((

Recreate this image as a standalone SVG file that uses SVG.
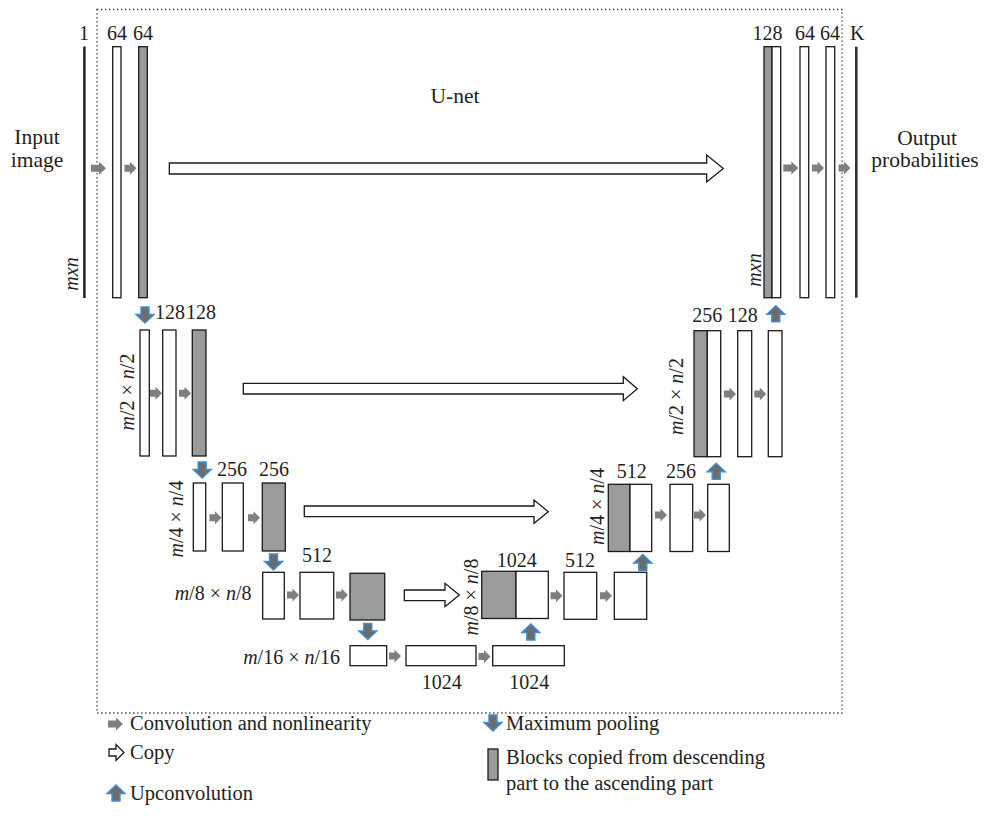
<svg xmlns="http://www.w3.org/2000/svg" width="985" height="829" viewBox="0 0 985 829">
<style>
  text { font-family: "Liberation Serif", "DejaVu Serif", serif; fill: #231f20; }
  .t { font-size: 20px; }
  .big { font-size: 21.5px; }
  .lg { font-size: 20.5px; }
  .i { font-style: italic; }
  .w { fill: #ffffff; stroke: #1a1a1a; stroke-width: 1.3; }
  .g { fill: #9a9c9c; stroke: #1a1a1a; stroke-width: 1.3; }
  .bar { fill: #1a1a1a; }
  .conv { fill: #7f7f7f; }
  .pool { fill: #6b6c6c; stroke: #3f8fd2; stroke-width: 1.4; stroke-linejoin: miter; }
  .copy { fill: #ffffff; stroke: #1a1a1a; stroke-width: 1.3; stroke-linejoin: miter; }
  .frame { fill: none; stroke: #333333; stroke-width: 1.3; stroke-dasharray: 1.3 2.7; }
</style>
<defs>
  <path id="convL" d="M0,-3.5 H8 V-6.5 L15,0 L8,6.5 V3.5 H0 Z"/>
  <path id="conv" d="M0,-3.5 H5.5 V-6.5 L12,0 L5.5,6.5 V3.5 H0 Z"/>
  <path id="down" d="M-4,0 H4 V7.5 H9 L0,16 L-9,7.5 H-4 Z"/>
  <path id="up" d="M-4,0 H4 V-7.5 H9 L0,-16 L-9,-7.5 H-4 Z"/>
</defs>

<rect id="frame" class="frame" x="97" y="9.5" width="745" height="703.5"/>

<g id="input-layer">
  <rect class="bar" x="83.2" y="46.5" width="2.4" height="251.5"/>
  <text class="t" x="84" y="40" text-anchor="middle">1</text>
  <text class="big" x="37" y="144" text-anchor="middle">Input</text>
  <text class="big" x="37" y="167" text-anchor="middle">image</text>
  <text class="t i" transform="translate(77.5,274) rotate(-90)" text-anchor="middle">mxn</text>
</g>
<g id="enc1-conv1">
  <rect class="w" x="112.7" y="46.7" width="8.3" height="251"/>
  <text class="t" x="117" y="40" text-anchor="middle">64</text>
</g>
<g id="enc1-conv2">
  <rect class="g" x="138.7" y="46.7" width="8.6" height="251"/>
  <text class="t" x="143" y="40" text-anchor="middle">64</text>
</g>

<g id="enc2-pool">
  <rect class="w" x="140" y="330" width="9.3" height="126"/>
  <text class="t" x="170" y="319" text-anchor="middle">128</text>
  <text class="t i" transform="translate(133.5,392) rotate(-90)" text-anchor="middle">m<tspan font-style="normal">/2 × </tspan>n<tspan font-style="normal">/2</tspan></text>
</g>
<g id="enc2-conv1">
  <rect class="w" x="162.7" y="330" width="13.3" height="126"/>
  <text class="t" x="201" y="319" text-anchor="middle">128</text>
</g>
<g id="enc2-conv2">
  <rect class="g" x="192.3" y="330" width="13.7" height="126"/>
</g>

<g id="enc3-pool">
  <rect class="w" x="193.3" y="483" width="12.4" height="68"/>
  <text class="t i" transform="translate(183,519) rotate(-90)" text-anchor="middle">m<tspan font-style="normal">/4 × </tspan>n<tspan font-style="normal">/4</tspan></text>
</g>
<g id="enc3-conv1">
  <rect class="w" x="222.3" y="483" width="21" height="68"/>
  <text class="t" x="232" y="476" text-anchor="middle">256</text>
</g>
<g id="enc3-conv2">
  <rect class="g" x="262.3" y="483" width="23" height="68"/>
  <text class="t" x="274" y="476" text-anchor="middle">256</text>
</g>

<g id="enc4-pool">
  <rect class="w" x="262.7" y="572.3" width="21.6" height="46.7"/>
  <text class="t" x="251.5" y="600" text-anchor="end"><tspan class="i">m</tspan>/8 × <tspan class="i">n</tspan>/8</text>
</g>
<g id="enc4-conv1">
  <rect class="w" x="300" y="572.3" width="33.7" height="46.7"/>
  <text class="t" x="317" y="561.5" text-anchor="middle">512</text>
</g>
<g id="enc4-conv2">
  <rect class="g" x="350" y="573.3" width="34.7" height="46.7"/>
</g>

<g id="bottom-pool">
  <rect class="w" x="350" y="645.7" width="36.7" height="20"/>
  <text class="t" x="340" y="663.5" text-anchor="end"><tspan class="i">m</tspan>/16 × <tspan class="i">n</tspan>/16</text>
</g>
<g id="bottom-conv1">
  <rect class="w" x="406" y="645.7" width="70" height="20"/>
  <text class="t" x="441.7" y="688.5" text-anchor="middle">1024</text>
</g>
<g id="bottom-conv2">
  <rect class="w" x="492.7" y="645.7" width="71.6" height="20"/>
  <text class="t" x="529.3" y="688.5" text-anchor="middle">1024</text>
</g>

<g id="dec4-concat">
  <rect class="g" x="481.7" y="571.3" width="34.3" height="47.2"/>
  <rect class="w" x="516" y="571.3" width="32.3" height="47.2"/>
  <text class="t" x="516.7" y="567" text-anchor="middle">1024</text>
  <text class="t i" transform="translate(478,597) rotate(-90)" text-anchor="middle">m<tspan font-style="normal">/8 × </tspan>n<tspan font-style="normal">/8</tspan></text>
</g>
<g id="dec4-conv1">
  <rect class="w" x="564" y="572.3" width="32.7" height="47"/>
  <text class="t" x="580" y="567" text-anchor="middle">512</text>
</g>
<g id="dec4-conv2">
  <rect class="w" x="614.3" y="572.3" width="32.4" height="47"/>
</g>

<g id="dec3-concat">
  <rect class="g" x="608.3" y="484.3" width="21.7" height="67.2"/>
  <rect class="w" x="630" y="484.3" width="21.7" height="67.2"/>
  <text class="t" x="631.7" y="478" text-anchor="middle">512</text>
  <text class="t i" transform="translate(603.5,506.5) rotate(-90)" text-anchor="middle">m<tspan font-style="normal">/4 × </tspan>n<tspan font-style="normal">/4</tspan></text>
</g>
<g id="dec3-conv1">
  <rect class="w" x="670" y="484.3" width="22.7" height="67.2"/>
  <text class="t" x="681" y="478" text-anchor="middle">256</text>
</g>
<g id="dec3-conv2">
  <rect class="w" x="707.7" y="484.3" width="21.6" height="67.2"/>
</g>

<g id="dec2-concat">
  <rect class="g" x="694" y="330.7" width="13.3" height="126"/>
  <rect class="w" x="707.3" y="330.7" width="13.4" height="126"/>
  <text class="t" x="707.3" y="322" text-anchor="middle">256</text>
  <text class="t i" transform="translate(683,396.5) rotate(-90)" text-anchor="middle">m<tspan font-style="normal">/2 × </tspan>n<tspan font-style="normal">/2</tspan></text>
</g>
<g id="dec2-conv1">
  <rect class="w" x="737.7" y="330.7" width="14" height="126"/>
  <text class="t" x="742.7" y="322" text-anchor="middle">128</text>
</g>
<g id="dec2-conv2">
  <rect class="w" x="768.3" y="330.7" width="13.7" height="126"/>
</g>

<g id="dec1-concat">
  <rect class="g" x="764" y="46.7" width="8" height="251"/>
  <rect class="w" x="772" y="46.7" width="8.7" height="251"/>
  <text class="t" x="767.5" y="40" text-anchor="middle">128</text>
  <text class="t i" transform="translate(760.7,270) rotate(-90)" text-anchor="middle">mxn</text>
</g>
<g id="dec1-conv1">
  <rect class="w" x="800" y="46.7" width="8.7" height="251"/>
  <text class="t" x="805" y="40" text-anchor="middle">64</text>
</g>
<g id="dec1-conv2">
  <rect class="w" x="826" y="46.7" width="8.7" height="251"/>
  <text class="t" x="830" y="40" text-anchor="middle">64</text>
</g>
<g id="output-layer">
  <rect fill="#333333" x="855" y="46.7" width="2.6" height="251"/>
  <text class="t" x="857.3" y="40" text-anchor="middle">K</text>
  <text class="big" x="927" y="145" text-anchor="middle">Output</text>
  <text class="big" x="925" y="167" text-anchor="middle">probabilities</text>
</g>

<g id="unet-label">
  <text class="big" x="455" y="103" text-anchor="middle">U-net</text>
</g>

<g id="connectors">
  <path class="copy" d="M169.3,163 H706.7 V155 L723.3,168.5 L706.7,182 V174 H169.3 Z"/>
  <path class="copy" d="M243.3,383.3 H623.3 V376.7 L637.3,388.7 L623.3,400.7 V394 H243.3 Z"/>
  <path class="copy" d="M304.3,506 H534 V500 L548.3,511.7 L534,523.3 V516.7 H304.3 Z"/>
  <path class="copy" d="M404.3,590 H445 V583.3 L459.3,595 L445,606.7 V600.7 H404.3 Z"/>

  <use class="conv" href="#convL" x="91" y="168.3"/>
  <use class="conv" href="#conv" x="124.5" y="168.3"/>
  <use class="conv" href="#convL" x="783.3" y="168"/>
  <use class="conv" href="#conv" x="812" y="168"/>
  <use class="conv" href="#conv" x="838.5" y="168"/>

  <use class="conv" href="#conv" x="150" y="393.3"/>
  <use class="conv" href="#conv" x="179" y="393.3"/>
  <use class="conv" href="#conv" x="724" y="394"/>
  <use class="conv" href="#conv" x="754.3" y="394"/>

  <use class="conv" href="#conv" x="209.5" y="517.7"/>
  <use class="conv" href="#conv" x="248" y="517.7"/>
  <use class="conv" href="#conv" x="655" y="515"/>
  <use class="conv" href="#conv" x="694" y="515"/>

  <use class="conv" href="#conv" x="287" y="595"/>
  <use class="conv" href="#conv" x="336" y="595"/>
  <use class="conv" href="#conv" x="550.5" y="595.7"/>
  <use class="conv" href="#conv" x="600" y="595.7"/>

  <use class="conv" href="#conv" x="389" y="656"/>
  <use class="conv" href="#conv" x="478.5" y="656.5"/>

  <use class="pool" href="#down" x="145" y="307"/>
  <use class="pool" href="#down" x="202.2" y="462"/>
  <use class="pool" href="#down" x="273.5" y="554"/>
  <use class="pool" href="#down" x="367.8" y="623.5"/>

  <use class="pool" href="#up" x="530.8" y="640"/>
  <use class="pool" href="#up" x="642.8" y="570.5"/>
  <use class="pool" href="#up" x="716.2" y="479.3"/>
  <use class="pool" href="#up" x="775.8" y="321.7"/>
</g>

<g id="legend">
  <use class="conv" href="#convL" x="108" y="724"/>
  <text class="lg" x="130" y="730">Convolution and nonlinearity</text>
  <path class="copy" d="M109,749 H116 V744.5 L124,752.5 L116,760.5 V756 H109 Z"/>
  <text class="lg" x="130" y="759">Copy</text>
  <use class="pool" href="#up" x="116" y="801"/>
  <text class="lg" x="130" y="800">Upconvolution</text>
  <use class="pool" href="#down" x="493" y="715"/>
  <text class="lg" x="506" y="730">Maximum pooling</text>
  <rect class="g" x="488" y="749" width="10" height="31"/>
  <text class="lg" x="506" y="764">Blocks copied from descending</text>
  <text class="lg" x="506" y="790">part to the ascending part</text>
</g>
</svg>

))

Return all lines of the material above in which the word "image" occurs.

▸ Response to the task:
Recreate this image as a standalone SVG file that uses SVG.
  <text class="big" x="37" y="167" text-anchor="middle">image</text>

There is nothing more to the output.